Design of the manufacturing chain for fasteners made of precipitation-hardened low-carbon high-strength bainitic steels was the objective of the paper. The choice of the material was based on the good performance of these steels in various applications. Compression tests at different temperatures (20–300°C) and different strain rates (0.1–10 s) were performed to provide data for identification of the flow stress model for the selected steels. Authors inverse algorithm was applied to determine coefficients in the flow stress model, which was implemented into the FE code Forge. Simulations of the whole manufacturing chain involving hot rolling of rods, controlled cooling, drawing and 4-step cold forging were performed.

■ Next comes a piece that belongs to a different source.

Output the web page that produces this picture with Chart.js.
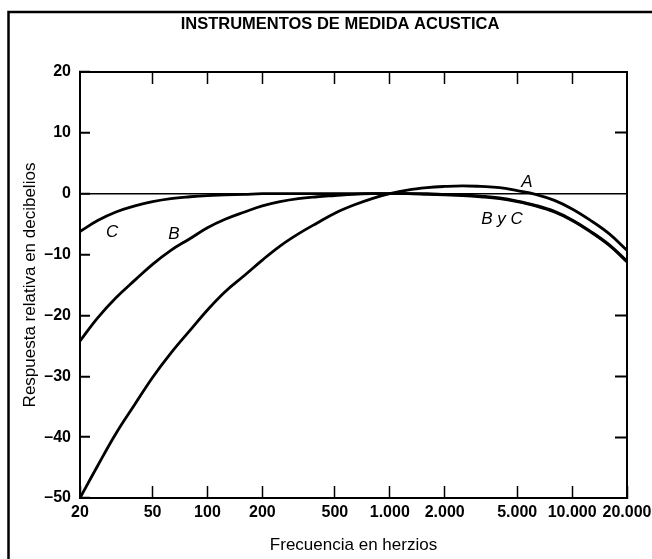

Physical simulations were performed on the Gleeble 3800 to validate material models, which were used in optimization of manufacturing chains for fasteners. Good predictive capability of the material models was confirmed. Final part of the paper presents an application of numerical modelling for the design of the best manufacturing technology. Since simulation of the one case of manufacturing requires very long computing times, application of classical mathematical optimization was not possible. Therefore, an approach known as variant optimization was applied. In this approach, trial and error method was combined with the knowledge of the expert. The objective was to improve the material flow in the forging and to improve the contact between the head of the fastener and the material being joined. Various variants of the technology were simulated and new technological parameters were proposed, which gave noticeable improvement of the objective function.